Thursday, February 27, 2025

disgorging a CEO's salary, then trebling the amount?

Multiple Energy Technologies, LLC v. Casden, 2025 WL 579641, № 2:21-cv-01149-ODW (RAOx) (C.D. Cal. Feb. 21, 2025)

I just posted about courts’ increasing openness to disgorgement. Here, the court trebles an award in a way that seems definitionally disconnected to the amount of defendant’s profits from false advertising—three times his total salary—in ways that seem to me inconsistent with Dewberry. I wonder if a motion for reconsideration is justified.

Plaintiff MET sued an individual, Casden, for false advertising and tortious interference with contractual relations. MET developed a patented bioceramic infrared material; Casden is the co-founder and CEO of Hologenix, which made a competing product. MET sued Hologenix for false advertising, and they settled in 2020. Casden negotiated and signed the Settlement Agreement on behalf of Hologenix. The settlement involved agreed payments and a permanent injunction against Hologenix barring it from “stat[ing] or suggest[ing]” that the Food and Drug Administration (“FDA”) “approved” Celliant or “made a ‘determination’ ” that Celliant promoted any benefits.

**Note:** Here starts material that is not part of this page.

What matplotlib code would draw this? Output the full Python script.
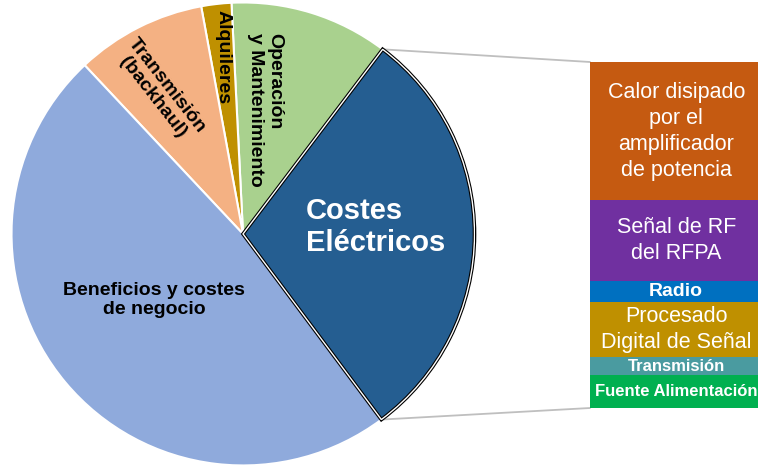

Afterwards, Casden made or approved statements about Celliant that violated the stipulated permanent injunction. And, the day before Hologenix was scheduled to pay $1,400,000 to MET pursuant to the Settlement Agreement, Hologenix filed for Chapter 11 bankruptcy. As a result of the bankruptcy proceedings, MET returned $100,000 it had received from Hologenix. MET then sued Casden for Lanham Act and state law false advertising violations, as well as tortious interference contractual relations. The court found that Casden acted to advance his personal interests when he tortiously interfered with the settlement agreement, thus foreclosing any agency immunity defense. The jury returned an advisory verdict in MET’s favor on its tortious interference cause of action with an award of $1 in nominal damages and a verdict in MET’s favor on its Lanham Act false advertising cause of action, similarly awarding $1 in nominal damages.

The court then awarded MET $2.5 million in damages on the tortious interference claim, and found that, on the Lanham Act claim, MET was entitled to disgorgement of Casden’s profits, treble damages, and attorneys’ fees. “[T]he jury viewed exhibits that reflect the statements Casden authorized or made himself, and they heard testimony from Casden acknowledging his discovery admissions that those statements were not true. This evidence is sufficient such that a reasonable jury could find the statements literally false.”

The court found that Casden’s salary could be disgorged as profits, and that this award could be trebled, because it had the discretion to award up to three times the “financial benefit [Casden] received because of the [false] advertising.” I don’t think that’s true if there’s no uncertainty about the amount of financial benefit received, because trebling the damages just because the deception was willful is a penalty, which disgorgement under the Lanham Act is not supposed to be.

The court determined that Casden’s annual salary of $300,000 since 2019 should be disgorged, because it was undisputed that the only product Hologenix sold was Celliant. And “the deliberate and willful nature of Casden’s conduct warranted trebling the award of Casden’s financial benefit.” The court found that it was not awarding a “penalty” or “windfall.” “Rather, the trebled amount is the amount the Court found to be ‘just, according to the circumstances of the case.’” But if it’s only just because Casden is bad, how is that not a penalty?

MET was also awarded nearly $600,000 in attorneys’ fees.